Mediation and other ADR procedures
Arbitrators in Canada frequently mediate labour management disputes, prior to proceeding with the arbitration hearing. The prevailing amount of mediation varies according to the jurisdiction, the expectations of the parties and the practice of the arbitrator. In Ontario, where arbitrators often mediate, there is statutory authority in legislation for an arbitrator to mediate, and if the mediation does not result in settlement, the arbitrator may continue to arbitrate the dispute.
Arbitrators may use mediation-arbitration or med-arb processes. With the agreement of the parties, the arbitrator will seek a resolution of the dispute using mediation techniques. The parties usually find it more expeditious and less costly to have the same person as both mediator and arbitrator, if the matter does not settle. The arbitration system is flexible to provide the dispute resolution method the parties require.
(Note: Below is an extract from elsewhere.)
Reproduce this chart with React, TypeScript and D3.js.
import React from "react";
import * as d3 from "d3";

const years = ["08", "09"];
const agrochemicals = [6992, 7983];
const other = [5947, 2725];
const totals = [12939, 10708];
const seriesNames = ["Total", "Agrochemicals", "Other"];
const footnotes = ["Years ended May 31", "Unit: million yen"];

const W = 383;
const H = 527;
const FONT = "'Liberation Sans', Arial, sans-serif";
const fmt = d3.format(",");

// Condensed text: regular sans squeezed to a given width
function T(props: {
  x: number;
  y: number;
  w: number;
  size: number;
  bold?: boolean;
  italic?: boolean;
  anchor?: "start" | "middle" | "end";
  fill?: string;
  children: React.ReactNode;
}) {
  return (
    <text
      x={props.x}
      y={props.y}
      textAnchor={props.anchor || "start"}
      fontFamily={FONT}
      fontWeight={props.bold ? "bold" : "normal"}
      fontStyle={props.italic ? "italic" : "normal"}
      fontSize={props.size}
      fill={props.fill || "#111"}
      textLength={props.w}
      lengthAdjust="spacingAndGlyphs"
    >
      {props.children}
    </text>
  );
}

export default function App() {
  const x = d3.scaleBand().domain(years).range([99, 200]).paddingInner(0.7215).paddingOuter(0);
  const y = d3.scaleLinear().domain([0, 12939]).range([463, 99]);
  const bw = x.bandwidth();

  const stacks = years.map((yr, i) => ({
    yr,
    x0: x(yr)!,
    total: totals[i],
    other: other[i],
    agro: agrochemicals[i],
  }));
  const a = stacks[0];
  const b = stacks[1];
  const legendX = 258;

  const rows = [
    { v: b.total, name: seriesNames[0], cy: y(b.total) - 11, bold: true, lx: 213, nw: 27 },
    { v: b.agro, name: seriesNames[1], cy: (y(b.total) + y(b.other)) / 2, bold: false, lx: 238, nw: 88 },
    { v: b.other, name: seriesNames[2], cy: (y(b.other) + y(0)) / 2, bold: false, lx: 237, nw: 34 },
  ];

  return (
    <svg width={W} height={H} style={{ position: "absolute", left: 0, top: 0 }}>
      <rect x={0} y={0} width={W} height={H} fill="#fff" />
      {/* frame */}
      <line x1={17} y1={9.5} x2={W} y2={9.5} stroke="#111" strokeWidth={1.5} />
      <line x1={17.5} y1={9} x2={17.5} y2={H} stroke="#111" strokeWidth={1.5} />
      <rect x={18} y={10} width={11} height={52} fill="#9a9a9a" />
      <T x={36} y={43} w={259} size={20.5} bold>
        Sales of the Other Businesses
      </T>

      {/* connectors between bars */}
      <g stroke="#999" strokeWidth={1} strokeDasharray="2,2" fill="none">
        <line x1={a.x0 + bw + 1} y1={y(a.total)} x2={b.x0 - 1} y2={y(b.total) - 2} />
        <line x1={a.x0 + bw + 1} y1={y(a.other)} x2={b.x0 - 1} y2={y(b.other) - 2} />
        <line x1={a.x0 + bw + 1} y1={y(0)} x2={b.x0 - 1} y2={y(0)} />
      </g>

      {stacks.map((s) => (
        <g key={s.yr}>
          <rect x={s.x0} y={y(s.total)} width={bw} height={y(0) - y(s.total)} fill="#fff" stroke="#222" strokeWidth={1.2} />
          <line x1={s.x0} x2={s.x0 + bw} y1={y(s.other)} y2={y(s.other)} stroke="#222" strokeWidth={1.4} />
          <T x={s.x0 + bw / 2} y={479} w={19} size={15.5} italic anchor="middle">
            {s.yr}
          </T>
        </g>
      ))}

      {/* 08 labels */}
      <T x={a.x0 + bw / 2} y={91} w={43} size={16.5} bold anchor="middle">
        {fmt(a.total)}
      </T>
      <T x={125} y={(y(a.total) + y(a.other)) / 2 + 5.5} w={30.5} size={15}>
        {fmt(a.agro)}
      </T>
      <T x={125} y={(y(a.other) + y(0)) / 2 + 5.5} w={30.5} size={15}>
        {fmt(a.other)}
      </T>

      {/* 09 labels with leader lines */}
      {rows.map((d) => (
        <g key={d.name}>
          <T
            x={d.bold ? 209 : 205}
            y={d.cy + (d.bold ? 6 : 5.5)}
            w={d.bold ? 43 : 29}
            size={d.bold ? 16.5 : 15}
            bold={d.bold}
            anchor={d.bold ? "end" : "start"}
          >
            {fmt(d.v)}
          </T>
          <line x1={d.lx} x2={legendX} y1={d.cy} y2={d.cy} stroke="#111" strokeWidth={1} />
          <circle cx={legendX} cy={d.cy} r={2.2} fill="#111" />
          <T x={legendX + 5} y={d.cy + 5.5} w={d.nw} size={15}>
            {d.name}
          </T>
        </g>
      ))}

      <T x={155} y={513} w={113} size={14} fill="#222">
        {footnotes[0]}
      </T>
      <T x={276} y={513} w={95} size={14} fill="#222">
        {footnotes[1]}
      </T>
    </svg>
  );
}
Also, arbitrators have expertise in labour management relations and collective agreement interpretation, and may suggest creative solutions to assist the parties to resolve their dispute, while at the same time being respectful of the relationship of the parties.
Based on my experience with mediation and med/arb processes, I have observed that the parties are usually quite willing to look at alternatives that will quickly resolve the matter at less cost that a traditional arbitration hearing and with a result that is fair and acceptable. In a recent med/arb process that I conducted, the dispute concerned a grievor who had received a disciplinary penalty of a lengthy suspension. A traditional arbitration hearing would have likely taken several days and required many witnesses. There were issues of circumstantial evidence and credibility. The mediation brought the parties close to settling the matter, but eventually the parties left it to me as arbitrator to decide the penalty. I issued an oral decision, later confirmed in writing. The parties had a decision after a half day med-arb session. The matter was resolved in accordance with the procedure agreed with the parties at the time. There were obvious savings in time and costs, the relationship of the parties was respected and the grievor and management were able to put the dispute behind them.
 Ontario, Labour Relations Act, 1995, SO 1995, c 1 Sch A, s. 48(12), see a similar provision in Federal legislation, CLC, s. 60(1.2).